We need a symphony of string musicians to sit in the craters of Ringgold, Apison , Bradley County and North Alabama and play the deep music of the Requiem. And when the days of rebuilding come, they return to play the Hallelujah chorus.
We need the brass sections to visit the Red Cross shelters and lift the spirits of those without homes or power sleeping there.
"It would help mellow the mind," said Dennis Appleberry, who, along with his partially paralyzed wife, Darlene, watched the storms maul through Alton Park.
We need a clanging cymbal to visit City Hall, where elected leaders still mindlessly require police to store their vehicles at a downtown parking lot at massive risk to our entire city. Had tornadoes struck there, Chattanooga's police force would be car-less.
We need Artists Without Borders: a group of local comedians, guitarists, bluegrass bands, jugglers, jazz trumpeters, magicians and maestros to go out into the city and find the people whose spirits have been torn from the foundations - including the trauma-shocked volunteers - and begin to help them rebuild.
"We operated a shelter here for people fleeing from (Hurricane) Katrina" said Kaplan. "And I had a friend who was a comedian. He came out to do a show.

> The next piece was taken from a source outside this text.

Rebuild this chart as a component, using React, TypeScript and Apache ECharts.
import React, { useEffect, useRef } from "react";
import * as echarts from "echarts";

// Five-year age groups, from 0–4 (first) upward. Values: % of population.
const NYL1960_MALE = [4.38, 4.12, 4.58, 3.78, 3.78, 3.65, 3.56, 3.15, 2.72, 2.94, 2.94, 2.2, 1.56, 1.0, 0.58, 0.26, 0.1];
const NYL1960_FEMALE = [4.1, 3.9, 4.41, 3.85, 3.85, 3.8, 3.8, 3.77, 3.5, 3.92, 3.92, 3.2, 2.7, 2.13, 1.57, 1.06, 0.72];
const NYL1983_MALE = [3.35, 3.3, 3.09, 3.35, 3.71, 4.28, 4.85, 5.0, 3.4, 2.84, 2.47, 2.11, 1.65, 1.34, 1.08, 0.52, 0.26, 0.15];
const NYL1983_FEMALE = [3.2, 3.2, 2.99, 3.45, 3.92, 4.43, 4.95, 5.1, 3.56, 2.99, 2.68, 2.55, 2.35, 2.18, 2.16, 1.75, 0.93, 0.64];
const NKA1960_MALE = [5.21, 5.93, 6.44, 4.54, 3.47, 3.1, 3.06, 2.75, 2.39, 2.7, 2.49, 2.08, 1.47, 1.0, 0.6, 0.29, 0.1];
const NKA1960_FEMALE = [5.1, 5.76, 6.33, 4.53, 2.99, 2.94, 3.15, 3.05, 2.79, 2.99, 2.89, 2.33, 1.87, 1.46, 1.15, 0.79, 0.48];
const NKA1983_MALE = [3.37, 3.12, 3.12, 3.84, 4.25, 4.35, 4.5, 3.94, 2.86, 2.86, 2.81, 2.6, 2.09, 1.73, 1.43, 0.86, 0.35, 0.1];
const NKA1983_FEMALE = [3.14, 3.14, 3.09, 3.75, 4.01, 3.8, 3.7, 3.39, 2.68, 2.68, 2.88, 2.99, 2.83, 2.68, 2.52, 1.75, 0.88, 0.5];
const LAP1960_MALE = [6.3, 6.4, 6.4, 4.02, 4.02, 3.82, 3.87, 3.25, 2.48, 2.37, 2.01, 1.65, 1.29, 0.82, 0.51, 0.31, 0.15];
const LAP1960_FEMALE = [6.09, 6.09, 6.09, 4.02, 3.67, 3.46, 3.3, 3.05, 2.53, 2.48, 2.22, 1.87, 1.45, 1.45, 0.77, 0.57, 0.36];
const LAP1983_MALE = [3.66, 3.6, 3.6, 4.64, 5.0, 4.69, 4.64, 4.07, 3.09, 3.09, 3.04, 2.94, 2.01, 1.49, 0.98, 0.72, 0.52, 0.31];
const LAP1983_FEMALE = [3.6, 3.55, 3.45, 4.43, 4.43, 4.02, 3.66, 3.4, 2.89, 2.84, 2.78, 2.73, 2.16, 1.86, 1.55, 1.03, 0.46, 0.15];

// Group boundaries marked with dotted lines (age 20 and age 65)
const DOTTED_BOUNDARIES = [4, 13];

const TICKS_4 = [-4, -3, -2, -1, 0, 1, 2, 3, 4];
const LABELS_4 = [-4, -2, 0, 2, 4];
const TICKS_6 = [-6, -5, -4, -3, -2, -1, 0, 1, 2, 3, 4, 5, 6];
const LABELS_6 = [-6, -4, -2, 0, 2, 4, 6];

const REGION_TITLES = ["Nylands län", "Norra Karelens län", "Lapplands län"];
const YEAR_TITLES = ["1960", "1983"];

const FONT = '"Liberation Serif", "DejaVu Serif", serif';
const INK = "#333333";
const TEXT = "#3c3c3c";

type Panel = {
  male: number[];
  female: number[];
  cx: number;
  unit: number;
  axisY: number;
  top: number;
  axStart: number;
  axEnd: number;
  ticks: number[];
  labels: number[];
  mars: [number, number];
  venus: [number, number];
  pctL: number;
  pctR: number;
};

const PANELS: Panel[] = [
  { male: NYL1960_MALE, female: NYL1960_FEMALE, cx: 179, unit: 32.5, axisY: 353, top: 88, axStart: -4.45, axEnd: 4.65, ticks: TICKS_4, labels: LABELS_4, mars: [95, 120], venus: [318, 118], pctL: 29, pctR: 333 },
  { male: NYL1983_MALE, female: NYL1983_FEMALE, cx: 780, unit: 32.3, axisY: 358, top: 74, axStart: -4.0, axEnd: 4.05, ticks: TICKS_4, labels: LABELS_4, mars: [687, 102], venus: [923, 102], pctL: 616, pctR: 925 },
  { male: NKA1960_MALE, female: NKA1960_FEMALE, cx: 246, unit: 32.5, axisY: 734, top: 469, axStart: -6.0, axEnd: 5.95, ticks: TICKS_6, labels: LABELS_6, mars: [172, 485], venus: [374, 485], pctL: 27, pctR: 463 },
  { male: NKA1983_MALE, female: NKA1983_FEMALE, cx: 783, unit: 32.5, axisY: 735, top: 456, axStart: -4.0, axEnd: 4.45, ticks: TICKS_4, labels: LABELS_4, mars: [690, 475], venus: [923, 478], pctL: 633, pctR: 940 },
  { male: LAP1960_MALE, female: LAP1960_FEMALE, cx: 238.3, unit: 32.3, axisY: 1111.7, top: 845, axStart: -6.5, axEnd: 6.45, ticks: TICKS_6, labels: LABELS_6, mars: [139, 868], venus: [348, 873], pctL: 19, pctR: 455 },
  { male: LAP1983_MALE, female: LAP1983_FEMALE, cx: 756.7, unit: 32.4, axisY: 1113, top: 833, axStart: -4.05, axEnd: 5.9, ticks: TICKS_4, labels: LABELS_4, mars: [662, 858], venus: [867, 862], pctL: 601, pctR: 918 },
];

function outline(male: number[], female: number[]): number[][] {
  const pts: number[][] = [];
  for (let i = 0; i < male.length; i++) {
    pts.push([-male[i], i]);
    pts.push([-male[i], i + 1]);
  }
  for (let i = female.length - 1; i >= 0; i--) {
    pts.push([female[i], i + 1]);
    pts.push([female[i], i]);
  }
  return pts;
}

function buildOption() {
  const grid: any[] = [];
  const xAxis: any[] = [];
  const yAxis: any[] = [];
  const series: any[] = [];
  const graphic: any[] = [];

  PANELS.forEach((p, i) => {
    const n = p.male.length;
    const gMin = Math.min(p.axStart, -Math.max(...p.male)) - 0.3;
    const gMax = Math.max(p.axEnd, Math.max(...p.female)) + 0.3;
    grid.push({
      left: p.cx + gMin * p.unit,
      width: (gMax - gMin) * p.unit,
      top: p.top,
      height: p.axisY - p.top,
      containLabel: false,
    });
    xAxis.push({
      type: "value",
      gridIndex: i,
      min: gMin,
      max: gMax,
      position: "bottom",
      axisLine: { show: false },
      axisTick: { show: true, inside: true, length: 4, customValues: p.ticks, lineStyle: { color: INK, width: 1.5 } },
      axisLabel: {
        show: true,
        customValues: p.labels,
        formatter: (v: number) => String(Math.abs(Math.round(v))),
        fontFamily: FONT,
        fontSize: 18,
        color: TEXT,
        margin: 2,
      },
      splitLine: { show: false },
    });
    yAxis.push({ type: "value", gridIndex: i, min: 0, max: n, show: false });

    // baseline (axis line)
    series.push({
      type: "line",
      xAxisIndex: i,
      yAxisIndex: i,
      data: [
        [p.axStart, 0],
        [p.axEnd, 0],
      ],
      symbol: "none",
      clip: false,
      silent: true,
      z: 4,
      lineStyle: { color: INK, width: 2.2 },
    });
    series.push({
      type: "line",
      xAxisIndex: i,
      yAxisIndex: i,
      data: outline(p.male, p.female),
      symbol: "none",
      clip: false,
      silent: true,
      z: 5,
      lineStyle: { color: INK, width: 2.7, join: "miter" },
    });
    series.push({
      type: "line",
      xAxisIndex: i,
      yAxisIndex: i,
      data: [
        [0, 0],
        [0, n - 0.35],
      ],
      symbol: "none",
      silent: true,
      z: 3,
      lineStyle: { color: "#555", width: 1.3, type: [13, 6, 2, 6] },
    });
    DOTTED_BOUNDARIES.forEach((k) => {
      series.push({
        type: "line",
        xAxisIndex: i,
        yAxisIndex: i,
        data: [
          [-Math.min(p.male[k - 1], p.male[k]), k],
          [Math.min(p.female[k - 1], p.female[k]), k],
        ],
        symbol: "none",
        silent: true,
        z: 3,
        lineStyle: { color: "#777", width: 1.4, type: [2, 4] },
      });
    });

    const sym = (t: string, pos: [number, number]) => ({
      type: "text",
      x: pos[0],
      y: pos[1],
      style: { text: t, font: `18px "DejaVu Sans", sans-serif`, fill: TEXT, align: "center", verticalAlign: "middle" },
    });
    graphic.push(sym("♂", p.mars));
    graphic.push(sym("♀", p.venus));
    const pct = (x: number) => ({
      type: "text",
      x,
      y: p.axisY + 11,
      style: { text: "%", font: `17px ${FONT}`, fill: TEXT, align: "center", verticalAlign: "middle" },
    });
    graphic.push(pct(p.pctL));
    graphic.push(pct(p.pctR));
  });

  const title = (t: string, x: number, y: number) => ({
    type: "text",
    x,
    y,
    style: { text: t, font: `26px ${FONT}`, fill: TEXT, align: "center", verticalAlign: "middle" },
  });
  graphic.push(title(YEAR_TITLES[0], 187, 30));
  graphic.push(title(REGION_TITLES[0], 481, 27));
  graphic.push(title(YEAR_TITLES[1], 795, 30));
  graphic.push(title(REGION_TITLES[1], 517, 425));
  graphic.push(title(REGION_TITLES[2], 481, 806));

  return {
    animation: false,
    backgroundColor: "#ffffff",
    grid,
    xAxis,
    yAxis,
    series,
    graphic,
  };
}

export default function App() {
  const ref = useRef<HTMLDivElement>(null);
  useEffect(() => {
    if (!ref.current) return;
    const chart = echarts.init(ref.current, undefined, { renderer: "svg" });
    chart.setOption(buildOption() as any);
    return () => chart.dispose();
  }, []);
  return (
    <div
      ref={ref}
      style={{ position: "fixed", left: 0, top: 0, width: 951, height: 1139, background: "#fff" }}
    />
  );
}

"And that was really great."
For those 22 days in Sarajevo, Smajlovic often played an adagio that had been reconstructed out of the ashes of World War II. The story goes that a musicologist discovered fragments of the 17th-century manuscript in a bombed-out Dresden library, and taking the fragile notes - which had barely survived the destruction - he rebuilt them into a most beautiful, unforgettable and undefeatable symphony.
One day, the same will be said about Chattanooga.